The White House emphasized the administration’s acknowledgment of mounting apprehensions regarding unfair trade practices by China, particularly its inundation of the market with steel priced below market value, thus distorting the global shipbuilding landscape and undermining fair competition. Despite noting a decade-low U.S. trade deficit with China, the administration accuses China of engaging in unfair competition by offering artificially low-priced alternatives, particularly in steel—a vital component in both commercial and naval shipbuilding, deemed as the linchpin of the American economy.

These concerns, particularly regarding China’s subsidies and state intervention in the shipbuilding sector, were articulated in a petition to the U.S. Trade Representative by five labor unions in March. The petition urged an investigation into Chinese actions, policies, and practices across maritime, logistics, and shipbuilding domains.

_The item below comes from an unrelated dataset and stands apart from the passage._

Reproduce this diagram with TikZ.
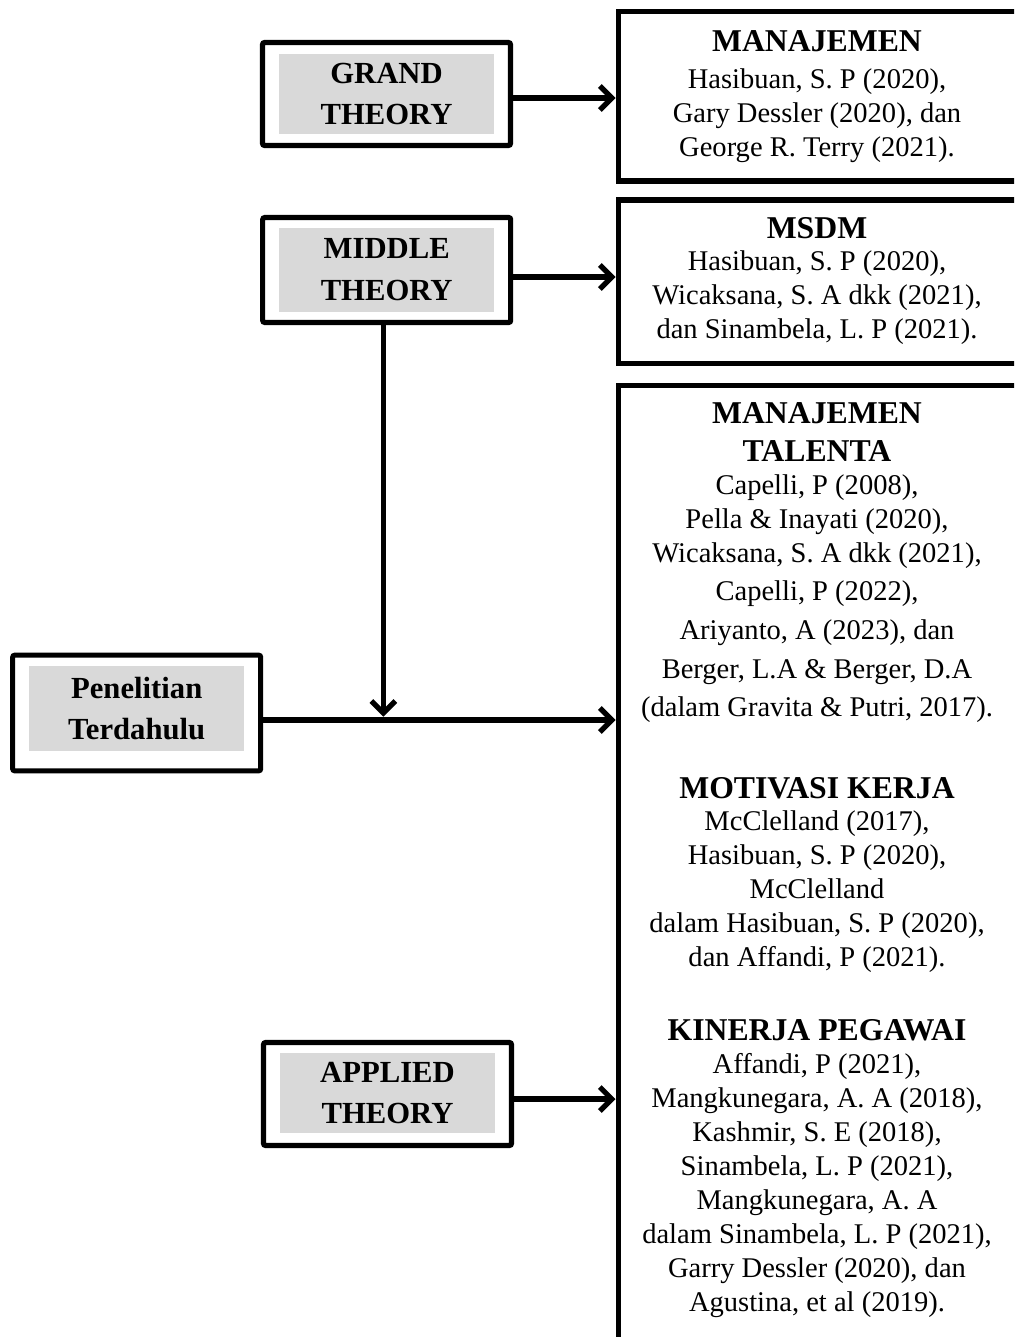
\documentclass[tikz,border=0pt]{standalone}
\usepackage{fontspec}
\setmainfont{Liberation Serif}
\usetikzlibrary{arrows.meta}

\tikzset{
  outbox/.style={draw, line width=3.8pt, rounded corners=1.5pt, minimum width=186pt},
  graybox/.style={fill=black!15, minimum width=161.25pt, align=center, inner sep=0pt, font=\fontsize{23}{31}\selectfont\bfseries},
  refbox/.style={draw, line width=3.8pt, anchor=north west, minimum width=337.5pt},
  head/.style={anchor=base, align=center, inner sep=0pt, font=\fontsize{23.8}{28.8}\selectfont\bfseries},
  body/.style={anchor=base, align=center, inner sep=0pt, font=\fontsize{21.4}{25.5}\selectfont},
  arr/.style={line width=3.9pt, -{Straight Barb[length=9pt,width=18pt]}}
}

\begin{document}
\begin{tikzpicture}[x=0.75pt,y=-0.75pt]
\clip (0,0) rectangle (1014,1337);

\node[outbox, minimum height=77.25pt] (grand) at (386.5,94) {};
\node[graybox, minimum height=60pt] (grandtxt) at (386.5,94) {GRAND\\THEORY};
\node[outbox, minimum height=78.75pt] (middle) at (386.7,270) {};
\node[graybox, minimum height=63pt] (middletxt) at (386.7,269.7) {MIDDLE\\THEORY};
\node[outbox, minimum height=86.7pt] (pen) at (136.7,713) {};
\node[graybox, minimum height=63.75pt] (pentxt) at (136.7,708.5) {Penelitian\\Terdahulu};
\node[outbox, minimum height=77.25pt] (applied) at (387.5,1094) {};
\node[graybox, minimum height=60pt] (appliedtxt) at (387.5,1093) {APPLIED\\THEORY};

\node[refbox, minimum height=127.1pt] (manbox) at (615.5,9) {};
\node[refbox, minimum height=122.5pt] (msdmbox) at (615.5,197.5) {};
\node[refbox, minimum height=750pt] (talbox) at (615.5,382.5) {};

\node[head] (manhead) at (817,51.7) {MANAJEMEN};
\node[body] (manref) at (817,156.7) {Hasibuan, S. P (2020),\\Gary Dessler (2020), dan\\George R. Terry (2021).};

\node[head] (msdmhead) at (817,238.3) {MSDM};
\node[body] (msdmref) at (817,338.3) {Hasibuan, S. P (2020),\\Wicaksana, S. A dkk (2021),\\dan Sinambela, L. P (2021).};

\node[head] (talhead) at (817,461.7) {MANAJEMEN\\TALENTA};
\node[body] (talref) at (817,716.7) {Capelli, P (2008),\\Pella \& Inayati (2020),\\Wicaksana, S. A dkk (2021),\\[3.5pt]Capelli, P (2022),\\[3.5pt]Ariyanto, A (2023), dan\\[3.5pt]Berger, L.A \& Berger, D.A\\[3.5pt](dalam Gravita \& Putri, 2017).};

\node[head] (mothead) at (817,798.3) {MOTIVASI KERJA};
\node[body] (motref) at (817,966.7) {McClelland (2017),\\Hasibuan, S. P (2020),\\McClelland\\dalam Hasibuan, S. P (2020),\\dan Affandi, P (2021).};

\node[head] (kinhead) at (817,1040) {KINERJA PEGAWAI};
\node[body] (kinref) at (817,1311.7) {Affandi, P (2021),\\Mangkunegara, A. A (2018),\\Kashmir, S. E (2018),\\Sinambela, L. P (2021),\\Mangkunegara, A. A\\dalam Sinambela, L. P (2021),\\Garry Dessler (2020), dan\\Agustina, et al (2019).};

\coordinate (pe) at ([yshift=-5.25pt]pen.east);
\draw[arr] ([yshift=-3pt]grand.east) -- ([yshift=-3pt]grand.east -| manbox.west);
\draw[arr] ([yshift=-5.25pt]middle.east) -- ([yshift=-5.25pt]middle.east -| msdmbox.west);
\draw[arr] (pe) -- (pe -| talbox.west);
\draw[arr, shorten >=2.5pt] ([xshift=-2.5pt]middle.south) -- ([xshift=-2.5pt]middle.south |- pe);
\draw[arr] ([yshift=-3.75pt]applied.east) -- ([yshift=-3.75pt]applied.east -| talbox.west);
\end{tikzpicture}
\end{document}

U.S. Trade Representative Ambassador Katherine Tai underscored the gravity of the allegations in the petition, characterizing China’s efforts to dominate maritime industries through unfair means as a serious concern. The initiation of this investigation marks the inception of a process involving comments and hearings, potentially leading to tariffs on Chinese-built vessels docking at U.S. ports.

Highlighting that China accounts for more than half of global steel exports, administration officials pointed to the overcapacity generated by non-market investments in steel and aluminum industries. The White House outlined China’s exports as among the most emissions-intensive globally, further distorting the shipbuilding market and undermining fair competition.

China’s Ministry of Commerce swiftly responded to the accusations, denouncing the initiative as riddled with false allegations and misinterpretations of normal trade activities. They reiterated China’s stance, portraying the U.S. administration’s actions as leveraging the “China card” for political gain.

The White House referenced over 30 anti-dumping and countervailing duties already imposed by the U.S. Department of Commerce on steel-related products. President Biden clarified that while not seeking a trade war, measures would be taken against countries and importers flooding the market with inexpensive products.

Additionally, President Biden announced collaborative efforts with Mexico to prevent evasion of tariffs on steel and aluminum imports from China and other nations through product transshipments into the United States via Mexico.